Die Deutsche Polizeigewerkschaft fordert den Taser-Einsatz dagegen auch für Streifenpolizisten. „Das sind ja gerade diejenigen, die innerhalb kürzester Zeit Entscheidungen treffen müssen“, sagte Seegers etwa mit Blick auf Einsätze wie in Harsefeld. Über die genaue Ausstattung, ob pro Einsatzfahrzeug oder pro Einsatzkraft, könne diskutiert werden. „Aber auf jeden Fall sollte diese Ausstattung mindestens pro Streifenwagen einmal vorhanden sein, damit sie auch effizient genutzt werden kann.“ Das Innenministerium teilte aber mit, es werde bei dem Einsatz ausschließlich für das SEK bleiben.

Ein Polizeibeamter hält einen Taser 7 in der Hand.
Ein Polizeibeamter hält einen Taser 7 in der Hand. © dpa | Soeren Stache

Das Netzwerk für traumatisierte Flüchtlinge in Niedersachsen hatte angesichts des Falles in Harsefeld zuletzt auch gefordert, Polizisten müssten im Umgang mit psychisch erkrankten Geflüchteten geschult werden. Zu solchen Einsätzen sollten auch Fachärzte, mindestens aber Psychologen hinzugezogen werden.

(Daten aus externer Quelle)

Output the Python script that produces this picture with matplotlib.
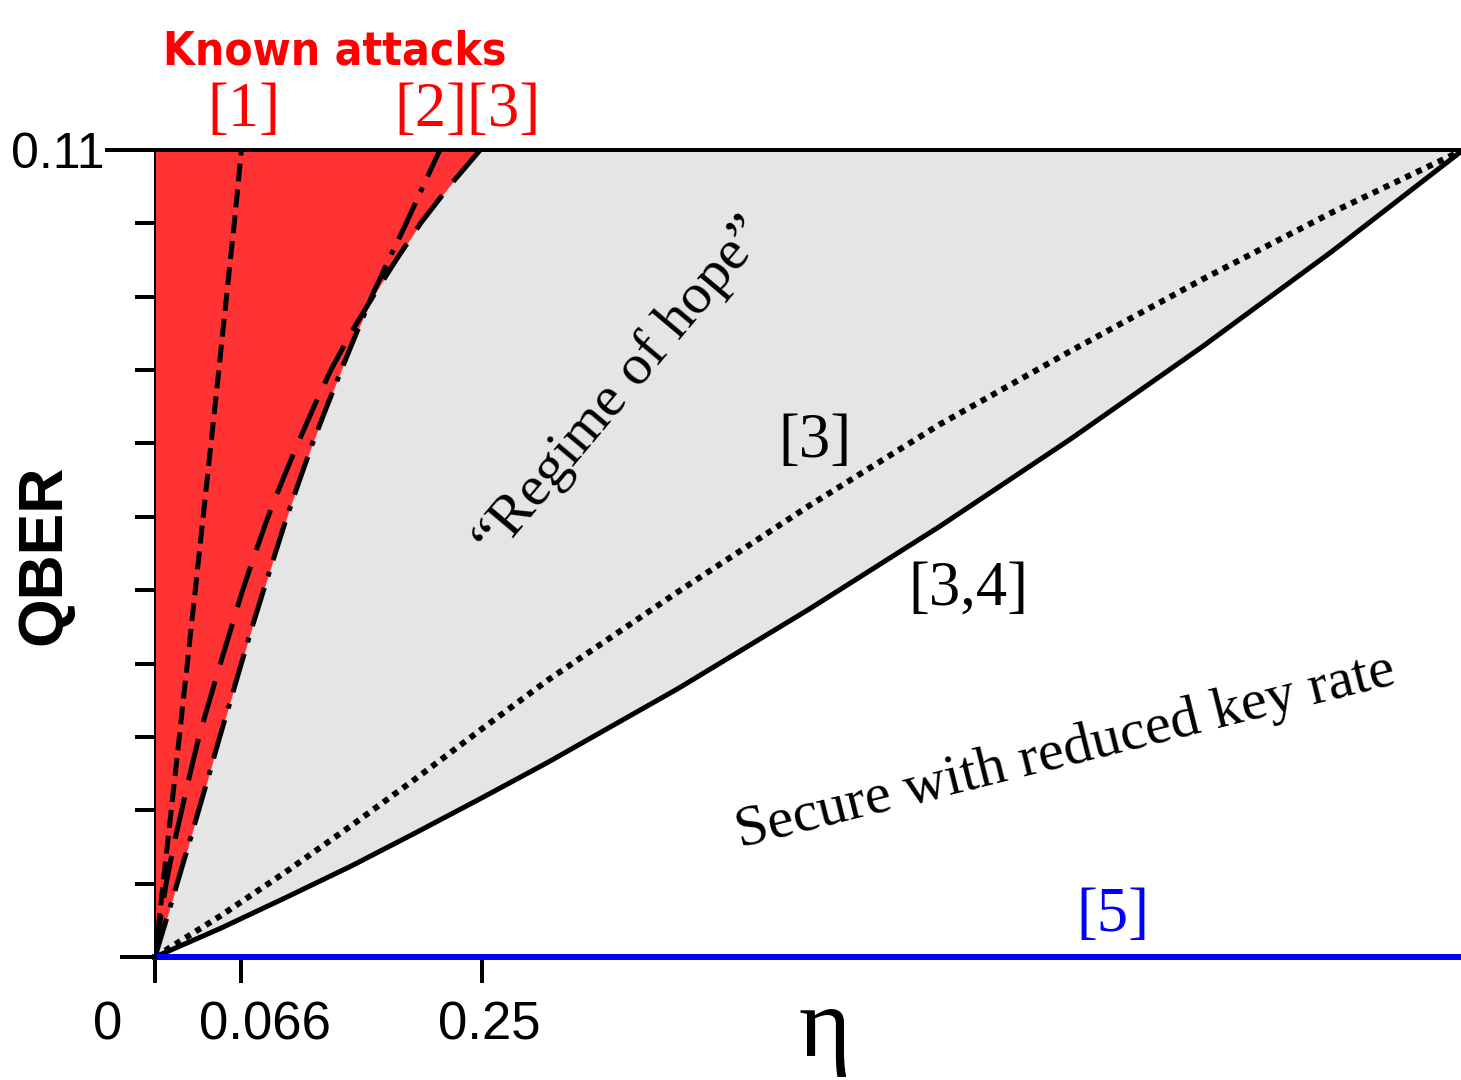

Innenministerium und Polizeigewerkschaft halten letzteres aber für kaum umsetzbar. Gewerkschafts-Vorsitzender Seegers sagte, Polizistinnen und Polizisten würden in ihrem Studium auch in Psychologie und Gesprächsführung unterrichtet. Einen ausgebildeten Psychologen könnten diese aber nicht ersetzen – zumal bei Einsätzen unter Zeitdruck konkrete Gefahrensituationen vor Ort gelöst werden müssten.

Niedersächsischer Landtag debattiert über Gewalt bei Polizeieinsätzen

Eine persönliche Beteiligung von medizinischem oder psychologischem Fachpersonal sei bei polizeilichen Soforteinsätzen in einem Flächenland wie Niedersachsen nicht praktikabel, teilte auch das Innenministerium mit. Das Ministerium verwies aber darauf, dass „seit geraumer Zeit“ bei der Fortbildung ein Schwerpunkt auf der Weiterentwicklung interkultureller Kompetenzen liege.

Gewalt bei Polizeieinsätzen war unterdessen am Dienstag auch Thema im niedersächsischen Landtag. Im Vorfeld einer Anhörung bei der Kommission zu Fragen der Migration und Teilhabe wandten sich zahlreiche Migrantenvereine mit einem Forderungskatalog zur Bekämpfung von Polizeigewalt an das Land. Viele Menschen mit Flucht- und Migrationsgeschichte erlebten Gewalt durch die Polizei, wie 18 Selbstorganisationen und Vereine mitteilten. Dazu gehöre etwa unverhältnismäßige Härte bei Polizeieinsätzen. Die Vereine fordern eine unabhängige Beschwerde- und Ermittlungsstelle, die Gewährleistung von mehr Transparenz bei der Polizeiarbeit und die Entwicklung einer Fehlerkultur innerhalb der Polizei.

Ähnlicher Fall wie in Stade bereits im Jahr 2019

Einen ähnlichen Fall wie zuletzt in Harsefeld gab es ebenfalls im Landkreis Stade bereits 2019. Damals war nach Polizei-Angaben ein aus Afghanistan stammender Asylbewerber im Stader Stadtteil Bützfleth in einer Flüchtlingsunterkunft mit einer Eisenstange auf Polizisten losgegangen. Nachdem der Einsatz von Pfefferspray erfolglos blieb, schoss einer der Beamten auf den 19-Jährigen, um den Angriff zu stoppen. Der Mann starb kurze Zeit später. Am Dienstag wies die Generalstaatsanwaltschaft Celle eine Beschwerde des Bruders des Getöteten gegen die Einstellung des Ermittlungsverfahrens als unbegründet zurück. Der Einsatz einer Schusswaffe des Polizisten sei durch Notwehr gerechtfertigt gewesen, teilte die Behörde mit.